Rapaz, e o Vandré, hein? Tá completando 80 anos.
Agora há pouco tava vendo o Nelson Motta, no Jornal da Globo,
dizendo que Vandré é um enigma da música brasileira.
Não tem enigma nenhum, a Ditadura quebrou o homem, e que mais?
Eduardo,
ele era só um artista, mas sonhava ser revolucionário. A contradição o detonou.
Estava a salvo no exterior, mas não conseguiu aguentar a barra do exílio, que qualquer revolucionário tiraria de letra.
Negociou a volta com a ditadura que, tão logo ele aterrissou, praticamente o sequestrou e impôs-lhe um tratamento psiquiátrico que o virou do avesso.
Isto não seria suficiente para torná-lo o que se tornou. Mas, creio que aí entra também uma dose de vergonha por não se ter comportado à altura do personagem que queria representar na vida real.
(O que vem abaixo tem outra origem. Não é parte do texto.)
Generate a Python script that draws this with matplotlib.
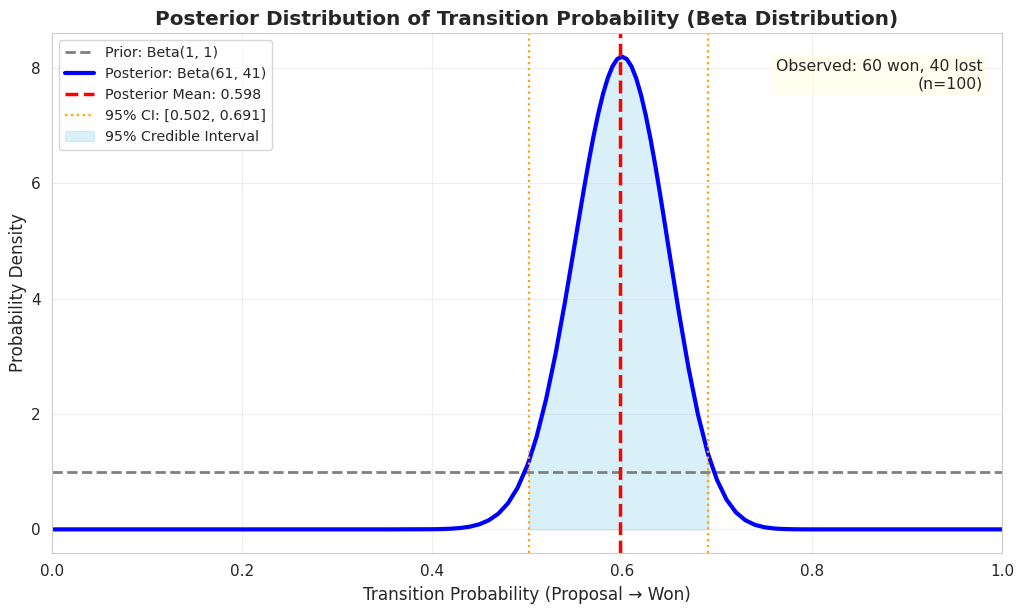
import numpy as np
import matplotlib.pyplot as plt
import seaborn as sns

sns.set_style("whitegrid")

# posterior density
x_vals = [0.0, 0.35, 0.40, 0.41, 0.42, 0.43, 0.44, 0.45, 0.46, 0.47, 0.48, 0.49,
          0.50, 0.502, 0.51, 0.52, 0.53, 0.54, 0.55, 0.555, 0.56, 0.565, 0.57,
          0.575, 0.58, 0.585, 0.59, 0.595, 0.60, 0.605, 0.61, 0.615, 0.62, 0.625,
          0.63, 0.635, 0.64, 0.645, 0.65, 0.66, 0.67, 0.68, 0.69, 0.691, 0.70,
          0.71, 0.72, 0.73, 0.74, 0.75, 0.76, 0.77, 0.78, 0.79, 0.80, 0.85, 1.0]
density = [0.0, 0.0, 0.0025, 0.0055, 0.0119, 0.0243, 0.0475, 0.089, 0.160, 0.275,
           0.454, 0.719, 1.095, 1.185, 1.601, 2.250, 3.039, 3.947, 4.927, 5.424,
           5.912, 6.380, 6.816, 7.211, 7.551, 7.827, 8.032, 8.158, 8.200, 8.157,
           8.030, 7.821, 7.537, 7.184, 6.774, 6.317, 5.824, 5.310, 4.785, 3.751,
           2.801, 1.990, 1.342, 1.287, 0.858, 0.517, 0.294, 0.157, 0.0785, 0.0366,
           0.0158, 0.0063, 0.0023, 0.0008, 0.0002, 0.0, 0.0]

prior_level = 1.0
post_mean = 0.598
ci_low, ci_high = 0.502, 0.691
n_won, n_lost = 60, 40

x_vals = np.array(x_vals)
density = np.array(density)

fig, ax = plt.subplots(figsize=(10.24, 6.1), dpi=100)
fig.subplots_adjust(left=0.0508, right=0.9785, top=0.946, bottom=0.0934)

ax.axhline(prior_level, color='gray', linestyle='--', linewidth=2, label='Prior: Beta(1, 1)')
ax.plot(x_vals, density, color='blue', linewidth=3, label='Posterior: Beta(61, 41)')
ax.axvline(post_mean, color='red', linestyle='--', linewidth=2.5, label=f'Posterior Mean: {post_mean:.3f}')
ax.axvline(ci_low, color='orange', linestyle=':', linewidth=1.6, label=f'95% CI: [{ci_low:.3f}, {ci_high:.3f}]')
ax.axvline(ci_high, color='orange', linestyle=':', linewidth=1.6)

mask = (x_vals >= ci_low) & (x_vals <= ci_high)
ax.fill_between(x_vals[mask], density[mask], color='skyblue', alpha=0.3, label='95% Credible Interval')

ax.set_xlim(0, 1)
ax.tick_params(labelsize=11, pad=4.5)
ax.set_xlabel('Transition Probability (Proposal → Won)', fontsize=12.2, labelpad=5)
ax.set_ylabel('Probability Density', fontsize=12.2, labelpad=3)
ax.set_title('Posterior Distribution of Transition Probability (Beta Distribution)',
             fontsize=14.4, fontweight='bold', pad=6)
ax.grid(True, alpha=0.3)
ax.legend(loc='upper left', fontsize=10.3)

ax.text(0.98, 0.95, f'Observed: {n_won} won, {n_lost} lost\n(n={n_won + n_lost})',
        transform=ax.transAxes, fontsize=11.3, ha='right', va='top',
        bbox=dict(boxstyle='round', facecolor='lightyellow', alpha=0.5, edgecolor='none'))

plt.savefig('out.png', dpi=100)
Quando voltei a falar com ele, pouco depois de a "Caminhando" ter sido liberada pela censura e a Simone gravá-la, ele deu-me a entender que temia ser morto pelos terroristas de direita que estavam incendiando bancas de jornal e enviando cartas-bombas. Fingir-se de louco seria uma forma de ser considerado inofensivo, não se tornando um alvo para essa gente.
Parece que gostou da fórmula e que a melhor forma que ele encontrou para levar sua vida adiante foi manter essa ambiguidade sobre se está 'pancada' ou não. É triste.
Pois então, eu fico me perguntando como teria sido o tal tratamento psiquiátrico.
Pelo que você diz a respeito dele, viu-se a certa altura acossado pelo sentimento
da vergonha, e também por um medo enorme, paralisante.
Com toda a sinceridade, não me importa um pepino o fato de ter se acovardado se
foi mesmo isto o que aconteceu. Cada um tem os limites das próprias forças, e Vandré
talvez não tenha lidado bem com isto. O que lamento é não tê-lo como
um bom poeta e um bom cantor do Brasil na atualidade, e um bom fotógrafo segundo
ouvi alguém dizer, aquele tipo eloquentíssimo do Nordeste fecundo, sempre com o
significado de uma grande brasilidade em termos de cultura.